TASK TO COMPLETE
Return the listing below unchanged, minus its pictures.

INFORMATION SUPPLIED
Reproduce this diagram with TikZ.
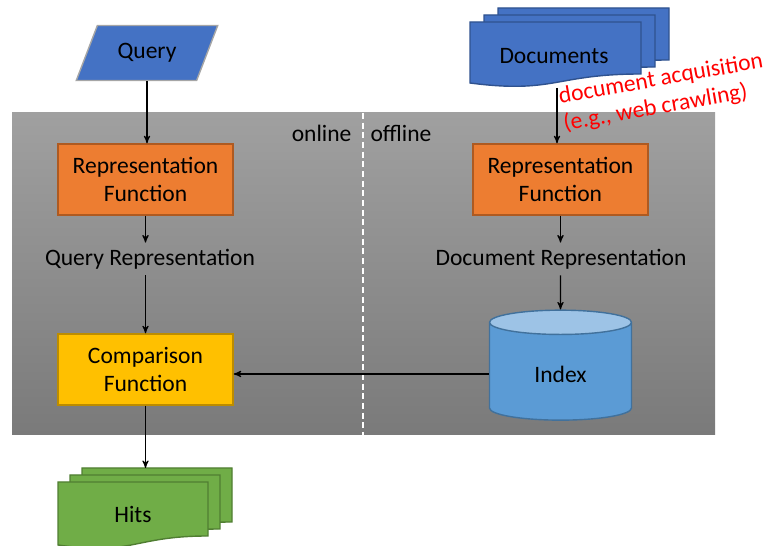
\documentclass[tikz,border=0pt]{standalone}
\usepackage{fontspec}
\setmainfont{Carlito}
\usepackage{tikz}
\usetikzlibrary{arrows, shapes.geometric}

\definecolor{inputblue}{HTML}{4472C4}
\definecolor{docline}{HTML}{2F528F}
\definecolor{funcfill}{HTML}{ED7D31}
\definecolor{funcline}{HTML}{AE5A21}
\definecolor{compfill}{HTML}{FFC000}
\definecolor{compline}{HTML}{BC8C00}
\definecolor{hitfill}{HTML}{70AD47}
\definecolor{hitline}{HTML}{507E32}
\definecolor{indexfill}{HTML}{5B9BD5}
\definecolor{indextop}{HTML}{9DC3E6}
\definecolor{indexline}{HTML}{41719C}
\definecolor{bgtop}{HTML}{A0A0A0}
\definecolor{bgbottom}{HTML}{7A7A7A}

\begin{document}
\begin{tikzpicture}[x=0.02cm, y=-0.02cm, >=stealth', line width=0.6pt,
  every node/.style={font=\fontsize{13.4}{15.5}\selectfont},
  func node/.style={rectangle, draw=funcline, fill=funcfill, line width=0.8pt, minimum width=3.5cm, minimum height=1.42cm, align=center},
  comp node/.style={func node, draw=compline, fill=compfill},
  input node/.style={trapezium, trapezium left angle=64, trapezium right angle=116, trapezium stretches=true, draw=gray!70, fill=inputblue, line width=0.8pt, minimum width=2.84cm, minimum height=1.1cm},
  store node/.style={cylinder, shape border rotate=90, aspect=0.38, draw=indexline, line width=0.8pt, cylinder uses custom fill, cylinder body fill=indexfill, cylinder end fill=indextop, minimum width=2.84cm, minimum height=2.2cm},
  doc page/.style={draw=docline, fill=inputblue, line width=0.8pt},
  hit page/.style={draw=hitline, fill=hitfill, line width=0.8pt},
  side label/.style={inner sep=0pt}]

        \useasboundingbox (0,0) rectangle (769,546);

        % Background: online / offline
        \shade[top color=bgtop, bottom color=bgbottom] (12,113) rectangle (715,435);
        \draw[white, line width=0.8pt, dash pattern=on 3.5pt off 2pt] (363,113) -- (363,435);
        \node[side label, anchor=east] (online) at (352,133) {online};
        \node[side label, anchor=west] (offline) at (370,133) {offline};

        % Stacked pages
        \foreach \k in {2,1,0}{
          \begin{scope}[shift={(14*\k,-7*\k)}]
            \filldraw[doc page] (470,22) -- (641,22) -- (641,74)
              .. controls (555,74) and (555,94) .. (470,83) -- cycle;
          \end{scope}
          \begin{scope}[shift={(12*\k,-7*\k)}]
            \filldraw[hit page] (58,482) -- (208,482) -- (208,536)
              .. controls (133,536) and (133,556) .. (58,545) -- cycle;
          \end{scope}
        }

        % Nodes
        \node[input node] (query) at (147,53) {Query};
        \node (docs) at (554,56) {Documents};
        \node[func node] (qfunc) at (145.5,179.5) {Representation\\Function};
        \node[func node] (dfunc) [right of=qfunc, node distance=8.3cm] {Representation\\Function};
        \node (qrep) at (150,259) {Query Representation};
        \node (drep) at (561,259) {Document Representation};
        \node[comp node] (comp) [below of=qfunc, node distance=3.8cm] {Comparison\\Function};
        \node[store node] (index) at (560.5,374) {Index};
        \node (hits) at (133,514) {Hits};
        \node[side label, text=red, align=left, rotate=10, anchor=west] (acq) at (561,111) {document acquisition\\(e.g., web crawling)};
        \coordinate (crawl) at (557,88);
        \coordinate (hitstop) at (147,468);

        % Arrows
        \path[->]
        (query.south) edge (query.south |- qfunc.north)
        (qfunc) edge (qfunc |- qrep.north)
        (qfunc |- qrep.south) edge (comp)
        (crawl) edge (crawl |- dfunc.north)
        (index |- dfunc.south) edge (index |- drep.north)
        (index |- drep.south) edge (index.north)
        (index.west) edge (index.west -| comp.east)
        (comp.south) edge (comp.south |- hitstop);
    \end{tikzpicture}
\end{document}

RESPONSE TO THIS EXERCISE
Reproduce this diagram with TikZ.
\documentclass[tikz,border=0pt]{standalone}
\usepackage{fontspec}
\setmainfont{Carlito}
\usepackage{tikz}
\usetikzlibrary{arrows, shapes.geometric}

\definecolor{inputblue}{HTML}{4472C4}
\definecolor{docline}{HTML}{2F528F}
\definecolor{funcfill}{HTML}{ED7D31}
\definecolor{funcline}{HTML}{AE5A21}
\definecolor{compfill}{HTML}{FFC000}
\definecolor{compline}{HTML}{BC8C00}
\definecolor{hitfill}{HTML}{70AD47}
\definecolor{hitline}{HTML}{507E32}
\definecolor{indexfill}{HTML}{5B9BD5}
\definecolor{indextop}{HTML}{9DC3E6}
\definecolor{indexline}{HTML}{41719C}
\definecolor{bgtop}{HTML}{A0A0A0}
\definecolor{bgbottom}{HTML}{7A7A7A}

\begin{document}
\begin{tikzpicture}[x=0.02cm, y=-0.02cm, >=stealth', line width=0.6pt,
  every node/.style={font=\fontsize{13.4}{15.5}\selectfont},
  func node/.style={rectangle, draw=funcline, fill=funcfill, line width=0.8pt, minimum width=3.5cm, minimum height=1.42cm, align=center},
  comp node/.style={func node, draw=compline, fill=compfill},
  input node/.style={trapezium, trapezium left angle=64, trapezium right angle=116, trapezium stretches=true, draw=gray!70, fill=inputblue, line width=0.8pt, minimum width=2.84cm, minimum height=1.1cm},
  store node/.style={cylinder, shape border rotate=90, aspect=0.38, draw=indexline, line width=0.8pt, cylinder uses custom fill, cylinder body fill=indexfill, cylinder end fill=indextop, minimum width=2.84cm, minimum height=2.2cm},
  doc page/.style={draw=docline, fill=inputblue, line width=0.8pt},
  hit page/.style={draw=hitline, fill=hitfill, line width=0.8pt},
  side label/.style={inner sep=0pt}]

        \useasboundingbox (0,0) rectangle (769,546);

        % Background: online / offline
        \shade[top color=bgtop, bottom color=bgbottom] (12,113) rectangle (715,435);
        \draw[white, line width=0.8pt, dash pattern=on 3.5pt off 2pt] (363,113) -- (363,435);
        \node[side label, anchor=east] (online) at (352,133) {online};
        \node[side label, anchor=west] (offline) at (370,133) {offline};

        % Stacked pages
        \foreach \k in {2,1,0}{
          \begin{scope}[shift={(14*\k,-7*\k)}]
            \filldraw[doc page] (470,22) -- (641,22) -- (641,74)
              .. controls (555,74) and (555,94) .. (470,83) -- cycle;
          \end{scope}
          \begin{scope}[shift={(12*\k,-7*\k)}]
            \filldraw[hit page] (58,482) -- (208,482) -- (208,536)
              .. controls (133,536) and (133,556) .. (58,545) -- cycle;
          \end{scope}
        }

        % Nodes
        \node[input node] (query) at (147,53) {Query};
        \node (docs) at (554,56) {Documents};
        \node[func node] (qfunc) at (145.5,179.5) {Representation\\Function};
        \node[func node] (dfunc) [right of=qfunc, node distance=8.3cm] {Representation\\Function};
        \node (qrep) at (150,259) {Query Representation};
        \node (drep) at (561,259) {Document Representation};
        \node[comp node] (comp) [below of=qfunc, node distance=3.8cm] {Comparison\\Function};
        \node[store node] (index) at (560.5,374) {Index};
        \node (hits) at (133,514) {Hits};
        \node[side label, text=red, align=left, rotate=10, anchor=west] (acq) at (561,111) {document acquisition\\(e.g., web crawling)};
        \coordinate (crawl) at (557,88);
        \coordinate (hitstop) at (147,468);

        % Arrows
        \path[->]
        (query.south) edge (query.south |- qfunc.north)
        (qfunc) edge (qfunc |- qrep.north)
        (qfunc |- qrep.south) edge (comp)
        (crawl) edge (crawl |- dfunc.north)
        (index |- dfunc.south) edge (index |- drep.north)
        (index |- drep.south) edge (index.north)
        (index.west) edge (index.west -| comp.east)
        (comp.south) edge (comp.south |- hitstop);
    \end{tikzpicture}
\end{document}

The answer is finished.